Yukarıda belirtilen içecekler ÖTV kapsamı dışına çıkarılmış olmakla birlikte, bu hükmün yürürlüğe girdiği 18 Ocak 2019 tarihinden önce yapılan işlemler dolayısıyla beyan edilmeyen veya ödenmeyen ÖTV’lerin aranmamasını sağlamak üzere 7161 sayılı Kanun’un 38’inci maddesiyle ÖTV Kanunu’na geçici bir madde (geçici 8) eklenmektedir.

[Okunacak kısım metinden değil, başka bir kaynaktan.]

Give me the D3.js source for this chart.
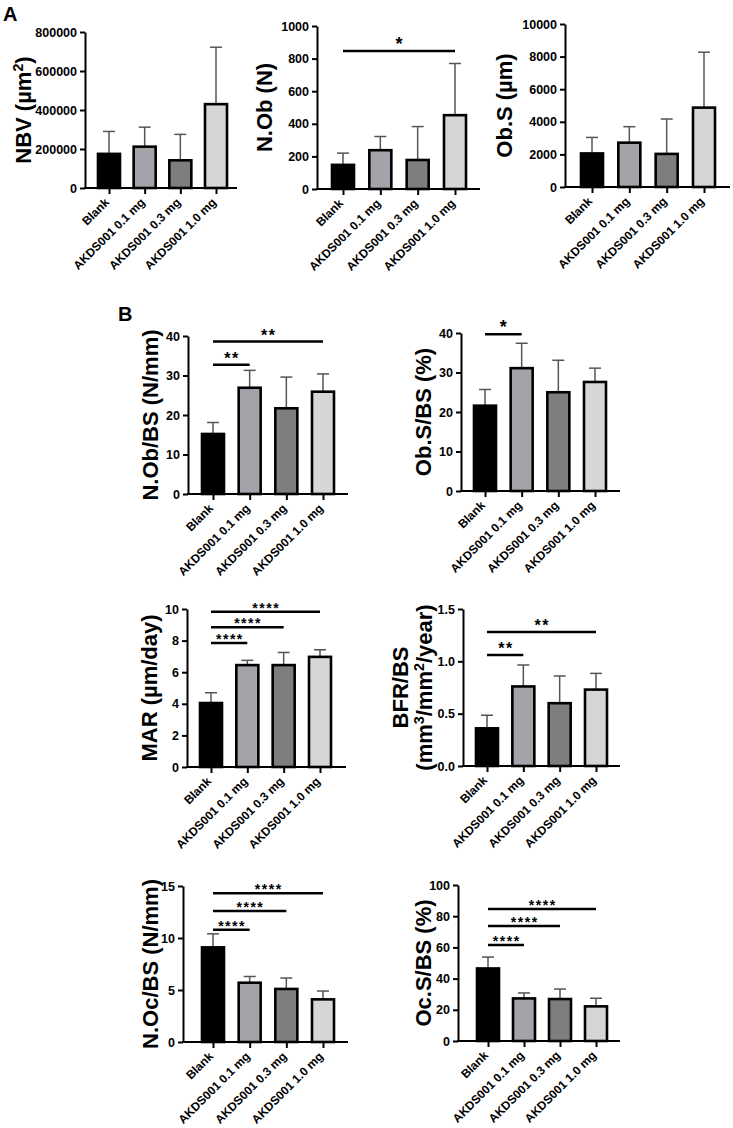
<!DOCTYPE html>
<html>
<head>
<meta charset="utf-8">
<script src="https://cdn.jsdelivr.net/npm/d3@7"></script>
<style>
  html, body { margin: 0; padding: 0; background: #fff; }
  svg { display: block; }
  text { font-family: "Liberation Sans", Arial, sans-serif; font-weight: bold; fill: #000; }
</style>
</head>
<body>
<svg id="fig" width="733" height="1128"></svg>
<script>
// ---------- data ----------
const groups = ["Blank", "AKDS001 0.1 mg", "AKDS001 0.3 mg", "AKDS001 1.0 mg"];
const groupColors = ["#000000", "#a3a3aa", "#7e7e7e", "#d6d6d6"];

const nbvMean = [175000, 212000, 142000, 430000];
const nbvSD   = [115000, 100000, 133000, 292000];
const nbvTicks = [0, 200000, 400000, 600000, 800000];
const nbvSig = [];

const nobMean = [148, 238, 178, 453];
const nobSD   = [72, 84, 205, 317];
const nobTicks = [0, 200, 400, 600, 800, 1000];
const nobSig = [[0, 3, 847, "*"]];

const obsMean = [2060, 2720, 2030, 4870];
const obsSD   = [980, 980, 2140, 3400];
const obsTicks = [0, 2000, 4000, 6000, 8000, 10000];
const obsSig = [];

const nobbsMean = [15.2, 26.9, 21.7, 25.9];
const nobbsSD   = [2.9, 4.4, 7.9, 4.5];
const nobbsTicks = [0, 10, 20, 30, 40];
const nobbsSig = [[0, 1, 32.7, "**"], [0, 3, 38.6, "**"]];

const obsbsMean = [21.6, 31.1, 25.0, 27.6];
const obsbsSD   = [4.1, 6.3, 8.1, 3.5];
const obsbsTicks = [0, 10, 20, 30, 40];
const obsbsSig = [[0, 1, 39.7, "*"]];

const marMean = [4.05, 6.45, 6.45, 6.97];
const marSD   = [0.65, 0.30, 0.80, 0.45];
const marTicks = [0, 2, 4, 6, 8, 10];
const marSig = [[0, 1, 7.85, "****"], [0, 2, 8.85, "****"], [0, 3, 9.82, "****"]];

const bfrMean = [0.36, 0.76, 0.60, 0.73];
const bfrSD   = [0.125, 0.205, 0.26, 0.155];
const bfrTicks = [0, 0.5, 1.0, 1.5];
const bfrSig = [[0, 1, 1.06, "**"], [0, 3, 1.28, "**"]];

const nocMean = [9.1, 5.7, 5.1, 4.1];
const nocSD   = [1.3, 0.6, 1.05, 0.8];
const nocTicks = [0, 5, 10, 15];
const nocSig = [[0, 1, 10.8, "****"], [0, 2, 12.6, "****"], [0, 3, 14.3, "****"]];

const ocsMean = [46.5, 27.3, 26.9, 22.2];
const ocsSD   = [7.3, 3.5, 6.4, 5.2];
const ocsTicks = [0, 20, 40, 60, 80, 100];
const ocsSig = [[0, 1, 61.5, "****"], [0, 2, 73.7, "****"], [0, 3, 84.6, "****"]];

// ---------- layout ----------
const charts = [
  { mean: nbvMean, sd: nbvSD, ticks: nbvTicks, sig: nbvSig, title: ["NBV (µm^2)"], fmt: "d",
    left: 85, right: 237, top: 32, zero: 188, padL: 24, padR: 21, titleX: [31] },
  { mean: nobMean, sd: nobSD, ticks: nobTicks, sig: nobSig, title: ["N.Ob (N)"], fmt: "d",
    left: 317, right: 480, top: 26, zero: 189, padL: 26, padR: 25, titleX: [272] },
  { mean: obsMean, sd: obsSD, ticks: obsTicks, sig: obsSig, title: ["Ob.S (µm)"], fmt: "d",
    left: 565, right: 730, top: 24, zero: 187, padL: 27, padR: 26, titleX: [512] },
  { mean: nobbsMean, sd: nobbsSD, ticks: nobbsTicks, sig: nobbsSig, title: ["N.Ob/BS (N/mm)"], fmt: "d",
    left: 188, right: 348, top: 336, zero: 494, padL: 25, padR: 25, titleX: [158] },
  { mean: obsbsMean, sd: obsbsSD, ticks: obsbsTicks, sig: obsbsSig, title: ["Ob.S/BS (%)"], fmt: "d",
    left: 461, right: 620, top: 333, zero: 491, padL: 24, padR: 25, titleX: [431] },
  { mean: marMean, sd: marSD, ticks: marTicks, sig: marSig, title: ["MAR (µm/day)"], fmt: "d",
    left: 187, right: 346, top: 609, zero: 767, padL: 24, padR: 26, titleX: [157] },
  { mean: bfrMean, sd: bfrSD, ticks: bfrTicks, sig: bfrSig, title: ["BFR/BS", "(mm^3/mm^2/year)"], fmt: ".1f",
    left: 463, right: 620, top: 609, zero: 766, padL: 24, padR: 24, titleX: [408, 432] },
  { mean: nocMean, sd: nocSD, ticks: nocTicks, sig: nocSig, title: ["N.Oc/BS (N/mm)"], fmt: "d",
    left: 183, right: 348, top: 886, zero: 1042, padL: 30, padR: 25, titleX: [158] },
  { mean: ocsMean, sd: ocsSD, ticks: ocsTicks, sig: ocsSig, title: ["Oc.S/BS (%)"], fmt: "d",
    left: 458, right: 620, top: 885, zero: 1041, padL: 30, padR: 24, titleX: [431] }
];

const svg = d3.select("#fig");

svg.append("text").attr("x", 3).attr("y", 21).attr("font-size", 20).text("A");
svg.append("text").attr("x", 118).attr("y", 321).attr("font-size", 20).text("B");

function addTitleText(sel, str) {
  const parts = str.split(/\^(\d)/);
  let shiftBack = false;
  parts.forEach((p, i) => {
    if (p === "") return;
    if (i % 2 === 1) {
      sel.append("tspan").attr("font-size", "65%").attr("dy", "-0.55em").text(p);
      shiftBack = true;
    } else {
      const t = sel.append("tspan").text(p);
      if (shiftBack) { t.attr("dy", "0.36em"); shiftBack = false; }
    }
  });
}

charts.forEach(c => {
  const g = svg.append("g");
  const yMax = c.ticks[c.ticks.length - 1];
  const y = d3.scaleLinear().domain([0, yMax]).range([c.zero, c.top]);
  const x = d3.scalePoint().domain(groups).range([c.left + c.padL, c.right - c.padR]);
  const bw = 22, cap = 12;

  // y axis
  const yAxis = d3.axisLeft(y).tickValues(c.ticks).tickSize(5).tickSizeOuter(0)
    .tickPadding(3).tickFormat(d3.format(c.fmt));
  const ya = g.append("g").attr("transform", `translate(${c.left},0)`).call(yAxis);
  ya.select(".domain").attr("stroke", "#000").attr("stroke-width", 2);
  ya.selectAll(".tick line").attr("stroke", "#000").attr("stroke-width", 2);
  ya.selectAll(".tick text").attr("font-size", 12.5).attr("font-family", null)
    .style("font-family", "'Liberation Sans', Arial, sans-serif").style("font-weight", "bold");

  // x axis
  const xAxis = d3.axisBottom(x).tickSize(6).tickSizeOuter(0).tickFormat("");
  const xa = g.append("g").attr("transform", `translate(0,${c.zero})`).call(xAxis);
  xa.select(".domain").remove();
  xa.selectAll(".tick line").attr("stroke", "#000").attr("stroke-width", 2);
  g.append("line").attr("x1", c.left - 1).attr("x2", c.right).attr("y1", c.zero).attr("y2", c.zero)
    .attr("stroke", "#000").attr("stroke-width", 2);

  // x labels
  g.selectAll(".xl").data(groups).join("text")
    .attr("class", "xl")
    .attr("font-size", 12)
    .attr("text-anchor", "end")
    .attr("transform", d => `translate(${x(d) + 1},${c.zero + 15}) rotate(-45)`)
    .text(d => d);

  // error bars
  const err = g.selectAll(".err").data(groups).join("g").attr("class", "err");
  err.append("line")
    .attr("x1", d => x(d)).attr("x2", d => x(d))
    .attr("y1", (d, i) => y(c.mean[i])).attr("y2", (d, i) => y(c.mean[i] + c.sd[i]))
    .attr("stroke", "#555").attr("stroke-width", 1.5);
  err.append("line")
    .attr("x1", d => x(d) - cap / 2).attr("x2", d => x(d) + cap / 2)
    .attr("y1", (d, i) => y(c.mean[i] + c.sd[i])).attr("y2", (d, i) => y(c.mean[i] + c.sd[i]))
    .attr("stroke", "#555").attr("stroke-width", 1.5);

  // bars
  g.selectAll(".bar").data(groups).join("rect")
    .attr("class", "bar")
    .attr("x", d => x(d) - bw / 2)
    .attr("width", bw)
    .attr("y", (d, i) => y(c.mean[i]))
    .attr("height", (d, i) => c.zero - y(c.mean[i]))
    .attr("fill", (d, i) => groupColors[i])
    .attr("stroke", "#000").attr("stroke-width", 2.6);

  // significance
  c.sig.forEach(s => {
    const x1 = x(groups[s[0]]), x2 = x(groups[s[1]]), yy = y(s[2]);
    g.append("line").attr("x1", x1).attr("x2", x2).attr("y1", yy).attr("y2", yy)
      .attr("stroke", "#000").attr("stroke-width", 2.5);
    const n = s[3].length;
    const fs = n === 1 ? 18 : (n === 2 ? 16 : 14);
    const ls = n === 1 ? 0 : 1.5;
    g.append("text")
      .attr("x", (x1 + x2) / 2 + ls / 2).attr("y", yy - 1 + (n === 4 ? 2 : 0))
      .attr("text-anchor", "middle").attr("font-size", fs)
      .attr("letter-spacing", ls)
      .text(s[3]);
  });

  // y title
  const cy = (c.top + c.zero) / 2;
  c.title.forEach((t, i) => {
    const tt = g.append("text")
      .attr("font-size", 22)
      .attr("text-anchor", "middle")
      .attr("transform", `translate(${c.titleX[i]},${cy}) rotate(-90)`);
    addTitleText(tt, t);
  });
});
</script>
</body>
</html>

Buna göre 18 Ocak 2019 tarihinden önce ithal veya teslim edilen yukarıdaki içeceklerle ilgili olarak ÖTV ve bu vergiye isabet eden KDV bakımından vergi tarhiyatı yapılmayacak ve vergi cezası kesilmeyecektir. Daha önce yapılmış olan tarhiyatlar ve kesilmiş cezalardan varsa açılmış davalardan feragat edilmesi kaydıyla vazgeçilecek, tahakkuk eden tutarlar terkin edilecek ancak tahsil edilen tutarlar red ve iade edilmeyecektir. Söz konusu geçici maddenin yürürlük tarihi de yayım tarihi (18 Ocak 2019) olarak belirlenmiştir.

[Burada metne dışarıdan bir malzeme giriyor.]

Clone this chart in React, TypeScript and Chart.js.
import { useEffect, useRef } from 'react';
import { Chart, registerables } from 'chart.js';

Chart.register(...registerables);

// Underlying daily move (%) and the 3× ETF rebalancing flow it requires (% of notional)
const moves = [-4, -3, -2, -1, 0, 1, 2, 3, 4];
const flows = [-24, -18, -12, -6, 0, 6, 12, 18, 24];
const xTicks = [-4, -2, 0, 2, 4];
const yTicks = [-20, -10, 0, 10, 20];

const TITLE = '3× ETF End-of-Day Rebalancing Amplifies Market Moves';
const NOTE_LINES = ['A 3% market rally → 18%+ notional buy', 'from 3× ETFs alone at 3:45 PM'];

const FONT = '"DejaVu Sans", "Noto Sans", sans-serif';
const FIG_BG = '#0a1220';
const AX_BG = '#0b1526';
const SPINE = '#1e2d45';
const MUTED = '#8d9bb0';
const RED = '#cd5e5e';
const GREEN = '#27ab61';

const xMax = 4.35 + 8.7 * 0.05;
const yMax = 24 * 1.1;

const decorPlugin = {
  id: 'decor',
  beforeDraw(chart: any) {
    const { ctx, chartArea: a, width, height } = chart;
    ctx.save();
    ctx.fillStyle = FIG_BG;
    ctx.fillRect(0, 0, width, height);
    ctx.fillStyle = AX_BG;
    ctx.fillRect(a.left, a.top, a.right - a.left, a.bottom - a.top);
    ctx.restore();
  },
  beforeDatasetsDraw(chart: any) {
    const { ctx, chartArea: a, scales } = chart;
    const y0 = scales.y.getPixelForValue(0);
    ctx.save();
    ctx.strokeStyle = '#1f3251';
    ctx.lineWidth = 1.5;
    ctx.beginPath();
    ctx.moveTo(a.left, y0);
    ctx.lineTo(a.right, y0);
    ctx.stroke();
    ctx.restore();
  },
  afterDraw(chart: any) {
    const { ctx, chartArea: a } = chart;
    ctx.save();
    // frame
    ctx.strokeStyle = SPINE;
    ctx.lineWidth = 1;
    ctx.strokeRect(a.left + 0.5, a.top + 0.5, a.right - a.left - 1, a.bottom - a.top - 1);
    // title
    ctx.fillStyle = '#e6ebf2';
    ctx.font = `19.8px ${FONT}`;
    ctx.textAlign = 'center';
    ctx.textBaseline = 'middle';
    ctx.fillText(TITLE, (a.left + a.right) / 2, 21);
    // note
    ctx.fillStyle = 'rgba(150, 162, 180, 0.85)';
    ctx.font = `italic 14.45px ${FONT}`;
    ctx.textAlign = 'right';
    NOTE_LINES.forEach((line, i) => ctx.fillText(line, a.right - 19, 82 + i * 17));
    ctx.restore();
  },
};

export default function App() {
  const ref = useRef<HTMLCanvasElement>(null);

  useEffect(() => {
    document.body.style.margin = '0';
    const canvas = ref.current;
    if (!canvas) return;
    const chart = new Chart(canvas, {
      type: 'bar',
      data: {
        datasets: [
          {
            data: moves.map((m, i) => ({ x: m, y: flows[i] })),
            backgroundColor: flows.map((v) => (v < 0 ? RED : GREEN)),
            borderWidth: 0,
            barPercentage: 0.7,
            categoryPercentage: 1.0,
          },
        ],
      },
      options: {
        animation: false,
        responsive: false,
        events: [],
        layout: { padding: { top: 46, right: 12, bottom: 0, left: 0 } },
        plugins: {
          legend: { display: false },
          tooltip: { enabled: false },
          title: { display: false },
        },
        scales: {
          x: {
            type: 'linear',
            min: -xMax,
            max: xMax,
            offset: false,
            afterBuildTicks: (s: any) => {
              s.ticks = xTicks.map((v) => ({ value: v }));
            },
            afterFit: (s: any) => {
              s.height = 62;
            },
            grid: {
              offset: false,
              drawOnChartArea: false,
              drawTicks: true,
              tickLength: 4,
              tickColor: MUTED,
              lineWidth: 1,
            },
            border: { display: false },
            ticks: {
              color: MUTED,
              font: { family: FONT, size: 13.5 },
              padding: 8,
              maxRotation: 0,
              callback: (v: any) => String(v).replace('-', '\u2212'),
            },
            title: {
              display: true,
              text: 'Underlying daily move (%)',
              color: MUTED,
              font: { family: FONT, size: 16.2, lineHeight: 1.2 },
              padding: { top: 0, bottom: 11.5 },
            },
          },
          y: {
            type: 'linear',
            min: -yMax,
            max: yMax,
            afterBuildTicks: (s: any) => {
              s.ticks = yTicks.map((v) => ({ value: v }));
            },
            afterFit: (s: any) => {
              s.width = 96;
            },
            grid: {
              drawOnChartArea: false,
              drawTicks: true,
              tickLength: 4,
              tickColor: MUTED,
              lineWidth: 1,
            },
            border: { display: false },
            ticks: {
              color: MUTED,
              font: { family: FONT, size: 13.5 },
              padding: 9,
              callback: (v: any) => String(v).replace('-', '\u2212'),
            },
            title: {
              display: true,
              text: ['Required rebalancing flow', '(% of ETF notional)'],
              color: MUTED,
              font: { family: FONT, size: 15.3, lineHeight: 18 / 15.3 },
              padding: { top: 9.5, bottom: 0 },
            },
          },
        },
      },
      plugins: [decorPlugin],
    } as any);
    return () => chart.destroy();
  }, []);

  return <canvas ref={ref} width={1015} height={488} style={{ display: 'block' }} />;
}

IV. GİDER VERGİLERİ KANUNU
Gider Vergileri Kanunu’nun 29’uncu maddesinde, banka ve sigorta muameleleri vergisinden (BSMV) istisna edilen işlemlere yer verilmektedir. 7161 sayılı Kanun’un 2’nci maddesiyle, 29’uncu maddeye (ç) bendi eklenmek suretiyle, varlık finansmanı fonlarının sermaye piyasalarında yaptıkları işlemler nedeniyle elde ettikleri paralara BSMV istisnası getirilmiştir. Bu hüküm, Kanun’un yayım tarihinde (18 Ocak 2019) yürürlüğe girmiştir.

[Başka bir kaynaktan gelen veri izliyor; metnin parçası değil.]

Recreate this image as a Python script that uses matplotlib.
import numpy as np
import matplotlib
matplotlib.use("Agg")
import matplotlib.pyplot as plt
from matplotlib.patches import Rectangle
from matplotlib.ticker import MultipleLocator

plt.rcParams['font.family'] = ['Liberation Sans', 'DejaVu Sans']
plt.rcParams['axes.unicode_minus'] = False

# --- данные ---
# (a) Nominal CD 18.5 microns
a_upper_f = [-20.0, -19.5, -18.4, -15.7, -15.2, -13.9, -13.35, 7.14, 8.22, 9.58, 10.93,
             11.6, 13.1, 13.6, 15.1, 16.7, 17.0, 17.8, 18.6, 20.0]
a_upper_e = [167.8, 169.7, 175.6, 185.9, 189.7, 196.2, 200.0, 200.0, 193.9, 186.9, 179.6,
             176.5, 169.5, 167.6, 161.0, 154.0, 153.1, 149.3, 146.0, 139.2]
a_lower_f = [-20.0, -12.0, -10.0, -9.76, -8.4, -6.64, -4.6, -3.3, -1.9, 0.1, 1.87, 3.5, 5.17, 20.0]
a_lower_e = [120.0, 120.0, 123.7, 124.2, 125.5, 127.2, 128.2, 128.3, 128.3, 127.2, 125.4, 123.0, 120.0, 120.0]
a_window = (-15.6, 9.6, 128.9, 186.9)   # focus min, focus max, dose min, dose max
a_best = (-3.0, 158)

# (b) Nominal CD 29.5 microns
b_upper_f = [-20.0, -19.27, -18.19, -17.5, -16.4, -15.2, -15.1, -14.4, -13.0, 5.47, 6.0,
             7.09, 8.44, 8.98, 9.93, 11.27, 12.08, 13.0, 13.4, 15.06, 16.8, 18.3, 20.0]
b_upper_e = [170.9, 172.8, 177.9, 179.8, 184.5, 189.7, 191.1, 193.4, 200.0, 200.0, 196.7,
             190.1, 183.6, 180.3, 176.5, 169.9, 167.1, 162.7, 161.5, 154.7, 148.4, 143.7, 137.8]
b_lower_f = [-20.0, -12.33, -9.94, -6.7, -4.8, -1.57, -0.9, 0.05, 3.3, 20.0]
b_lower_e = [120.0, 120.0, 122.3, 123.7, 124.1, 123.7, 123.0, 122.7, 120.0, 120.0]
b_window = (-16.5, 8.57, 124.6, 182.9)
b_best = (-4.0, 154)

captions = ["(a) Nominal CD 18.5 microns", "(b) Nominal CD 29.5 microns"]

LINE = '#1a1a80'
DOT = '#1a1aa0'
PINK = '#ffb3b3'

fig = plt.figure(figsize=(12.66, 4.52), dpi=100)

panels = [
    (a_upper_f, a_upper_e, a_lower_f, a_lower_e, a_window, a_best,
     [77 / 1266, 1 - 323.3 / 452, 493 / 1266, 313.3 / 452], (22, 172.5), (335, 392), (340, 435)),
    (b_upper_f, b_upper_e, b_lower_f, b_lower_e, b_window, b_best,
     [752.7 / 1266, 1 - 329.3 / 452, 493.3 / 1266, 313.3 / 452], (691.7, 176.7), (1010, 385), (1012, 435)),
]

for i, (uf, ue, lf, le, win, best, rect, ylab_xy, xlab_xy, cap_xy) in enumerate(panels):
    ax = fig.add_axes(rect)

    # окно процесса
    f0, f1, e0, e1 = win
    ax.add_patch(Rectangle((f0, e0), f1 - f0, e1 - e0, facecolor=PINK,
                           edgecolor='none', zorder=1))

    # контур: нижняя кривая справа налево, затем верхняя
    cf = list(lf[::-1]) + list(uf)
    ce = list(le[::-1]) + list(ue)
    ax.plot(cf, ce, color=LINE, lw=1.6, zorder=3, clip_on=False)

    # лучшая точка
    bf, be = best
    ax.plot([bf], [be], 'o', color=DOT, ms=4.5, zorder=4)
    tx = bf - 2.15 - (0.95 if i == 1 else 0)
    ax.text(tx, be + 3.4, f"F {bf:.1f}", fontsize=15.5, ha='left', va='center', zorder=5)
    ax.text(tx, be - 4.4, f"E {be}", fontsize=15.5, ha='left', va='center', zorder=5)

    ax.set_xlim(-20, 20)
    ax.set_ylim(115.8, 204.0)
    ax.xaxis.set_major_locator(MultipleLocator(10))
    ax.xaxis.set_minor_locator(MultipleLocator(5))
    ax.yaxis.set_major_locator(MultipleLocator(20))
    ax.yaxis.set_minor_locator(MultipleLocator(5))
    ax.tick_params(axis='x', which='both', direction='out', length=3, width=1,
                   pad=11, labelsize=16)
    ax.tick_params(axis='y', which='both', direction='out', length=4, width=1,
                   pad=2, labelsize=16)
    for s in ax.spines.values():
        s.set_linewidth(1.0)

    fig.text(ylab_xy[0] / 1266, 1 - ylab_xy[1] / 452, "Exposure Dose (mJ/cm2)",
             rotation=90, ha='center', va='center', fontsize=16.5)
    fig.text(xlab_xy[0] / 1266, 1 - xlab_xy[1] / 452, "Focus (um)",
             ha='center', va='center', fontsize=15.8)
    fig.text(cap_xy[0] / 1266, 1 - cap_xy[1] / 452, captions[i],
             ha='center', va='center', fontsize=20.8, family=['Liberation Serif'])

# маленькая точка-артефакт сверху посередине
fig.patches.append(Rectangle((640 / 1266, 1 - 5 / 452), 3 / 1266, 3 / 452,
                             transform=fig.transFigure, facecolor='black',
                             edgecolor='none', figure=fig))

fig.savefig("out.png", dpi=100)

V. İŞSİZLİK SİGORTASI KANUNU
İşsizlik Sigortası Kanunu’nun “İşsizlik ödeneğinin; miktarı, ödeme süreleri ve zamanı ile sigorta primleri” başlıklı 50’nci maddesinin ikinci fıkrası aşağıdaki gibiyken;
“Hizmet akdinin sona ermesinden önceki son 120 gün prim ödeyerek sürekli çalışmış olanlardan, son üç yıl içinde;
- a) 600 gün sigortalı olarak çalışıp işsizlik sigortası primi ödemiş olan sigortalı işsizlere 180 gün,
- b) 900 gün sigortalı olarak çalışıp işsizlik sigortası primi ödemiş olan sigortalı işsizlere 240 gün,
- c) 1080 gün sigortalı olarak çalışıp işsizlik sigortası primi ödemiş olan sigortalı işsizlere 300 gün,
Süre ile işsizlik ödeneği verilir.”
7161 sayılı Kanun ile işsizlik ödeneğinden yararlanma koşullarından, son 120 gün “prim ödeyerek sürekli çalışmış” olma şartı, “hizmet akdine tabi” olma şeklinde yumuşatılarak 120 gün boyunca hizmet akdine tabi olmasına karşın devamsızlık hallerinden kaynaklı ödememe durumu ortadan kaldırılmıştır. Düzenlemenin yürürlük tarihi 18.01.2019 olup düzenleme söz konusu tarihten sonra hizmet akdi feshedilenler için uygulanacaktır.
VI. BORÇLAR KANUNU
6098 sayılı Türk Borçlar Kanunu’nun kira bedelinin belirlenmesine ilişkin 344’üncü maddesinin ikinci fıkrası aşağıdaki gibiyken;
“Taraflarca bu konuda bir anlaşma yapılmamışsa, kira bedeli, bir önceki kira yılının üretici fiyat endeksindeki artış oranını geçmemek koşuluyla hâkim tarafından, kiralananın durumu göz önüne alınarak hakkaniyete göre belirlenir.”
7161 sayılı Kanun’un 56’ncı maddesiyle, kira bedelinin belirlenmesinde, “üretici fiyat endeksi” yerine, “tüketici fiyat endeksindeki oniki aylık ortalamalara göre değişim” oranının kullanılması düzenlenmiştir.